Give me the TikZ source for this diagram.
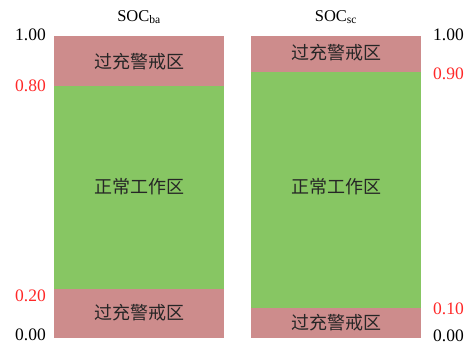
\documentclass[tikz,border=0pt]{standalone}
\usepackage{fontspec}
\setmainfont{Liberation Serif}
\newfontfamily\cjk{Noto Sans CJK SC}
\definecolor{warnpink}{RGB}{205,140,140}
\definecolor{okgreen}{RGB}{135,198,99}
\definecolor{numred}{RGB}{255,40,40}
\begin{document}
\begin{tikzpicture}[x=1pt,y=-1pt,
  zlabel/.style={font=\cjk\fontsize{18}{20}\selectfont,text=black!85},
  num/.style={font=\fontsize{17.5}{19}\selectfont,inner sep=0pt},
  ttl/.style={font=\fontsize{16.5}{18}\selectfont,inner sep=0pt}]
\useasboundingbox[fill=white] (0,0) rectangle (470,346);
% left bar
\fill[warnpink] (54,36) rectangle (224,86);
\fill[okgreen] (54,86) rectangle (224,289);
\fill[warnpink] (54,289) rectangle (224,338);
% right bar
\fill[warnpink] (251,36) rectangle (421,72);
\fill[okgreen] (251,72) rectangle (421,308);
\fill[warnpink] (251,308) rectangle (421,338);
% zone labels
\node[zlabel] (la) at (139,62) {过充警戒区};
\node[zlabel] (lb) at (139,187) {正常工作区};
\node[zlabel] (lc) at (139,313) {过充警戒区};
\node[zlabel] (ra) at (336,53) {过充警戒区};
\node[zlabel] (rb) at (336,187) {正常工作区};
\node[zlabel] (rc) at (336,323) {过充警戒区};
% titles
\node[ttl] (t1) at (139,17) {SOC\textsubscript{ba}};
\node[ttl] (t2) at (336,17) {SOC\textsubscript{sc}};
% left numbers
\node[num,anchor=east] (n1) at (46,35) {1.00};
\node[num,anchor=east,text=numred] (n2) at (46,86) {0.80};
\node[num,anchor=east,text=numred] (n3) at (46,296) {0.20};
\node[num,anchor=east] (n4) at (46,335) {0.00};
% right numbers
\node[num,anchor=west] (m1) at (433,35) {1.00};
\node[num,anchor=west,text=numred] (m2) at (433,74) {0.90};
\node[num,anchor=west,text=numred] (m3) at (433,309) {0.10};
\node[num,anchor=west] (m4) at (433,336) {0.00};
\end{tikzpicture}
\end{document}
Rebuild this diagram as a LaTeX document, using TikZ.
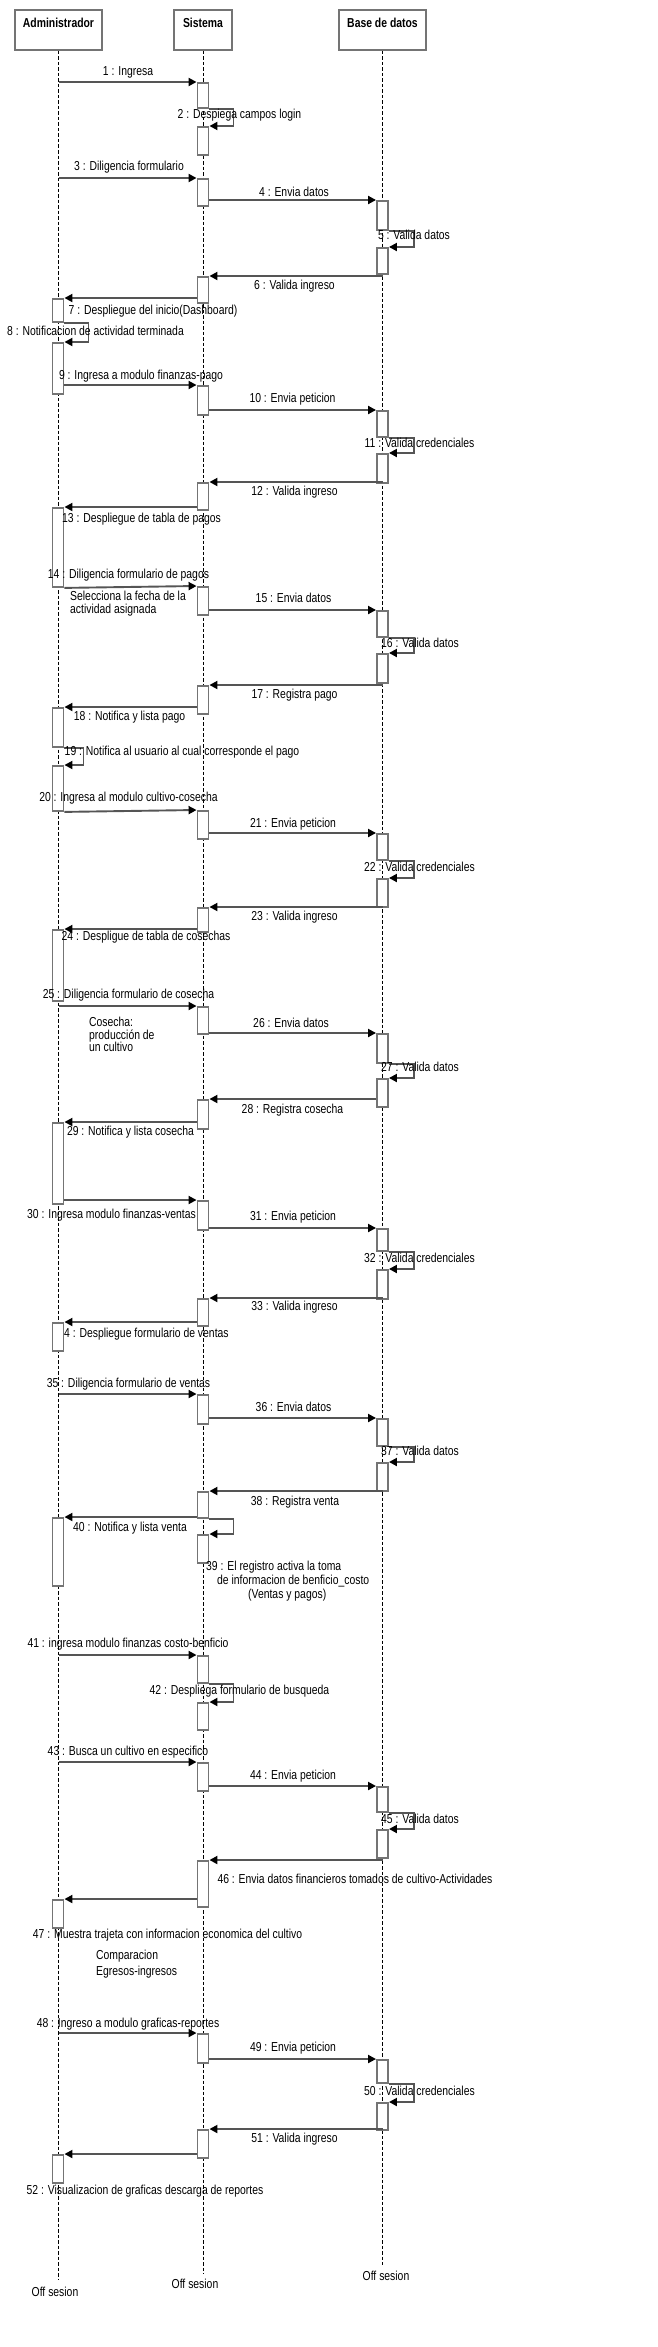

****************************************

Aim:
Leave out the pictures and transcribe everything else exactly.

Exercise result:
Give me the TikZ source for this diagram.
\documentclass[tikz,border=0pt]{standalone}
\usepackage{fontspec}
\setmainfont{Liberation Serif}
\newfontfamily\cjk{Noto Sans CJK SC}
\definecolor{warnpink}{RGB}{205,140,140}
\definecolor{okgreen}{RGB}{135,198,99}
\definecolor{numred}{RGB}{255,40,40}
\begin{document}
\begin{tikzpicture}[x=1pt,y=-1pt,
  zlabel/.style={font=\cjk\fontsize{18}{20}\selectfont,text=black!85},
  num/.style={font=\fontsize{17.5}{19}\selectfont,inner sep=0pt},
  ttl/.style={font=\fontsize{16.5}{18}\selectfont,inner sep=0pt}]
\useasboundingbox[fill=white] (0,0) rectangle (470,346);
% left bar
\fill[warnpink] (54,36) rectangle (224,86);
\fill[okgreen] (54,86) rectangle (224,289);
\fill[warnpink] (54,289) rectangle (224,338);
% right bar
\fill[warnpink] (251,36) rectangle (421,72);
\fill[okgreen] (251,72) rectangle (421,308);
\fill[warnpink] (251,308) rectangle (421,338);
% zone labels
\node[zlabel] (la) at (139,62) {过充警戒区};
\node[zlabel] (lb) at (139,187) {正常工作区};
\node[zlabel] (lc) at (139,313) {过充警戒区};
\node[zlabel] (ra) at (336,53) {过充警戒区};
\node[zlabel] (rb) at (336,187) {正常工作区};
\node[zlabel] (rc) at (336,323) {过充警戒区};
% titles
\node[ttl] (t1) at (139,17) {SOC\textsubscript{ba}};
\node[ttl] (t2) at (336,17) {SOC\textsubscript{sc}};
% left numbers
\node[num,anchor=east] (n1) at (46,35) {1.00};
\node[num,anchor=east,text=numred] (n2) at (46,86) {0.80};
\node[num,anchor=east,text=numred] (n3) at (46,296) {0.20};
\node[num,anchor=east] (n4) at (46,335) {0.00};
% right numbers
\node[num,anchor=west] (m1) at (433,35) {1.00};
\node[num,anchor=west,text=numred] (m2) at (433,74) {0.90};
\node[num,anchor=west,text=numred] (m3) at (433,309) {0.10};
\node[num,anchor=west] (m4) at (433,336) {0.00};
\end{tikzpicture}
\end{document}
Rebuild this diagram as a LaTeX document, using TikZ.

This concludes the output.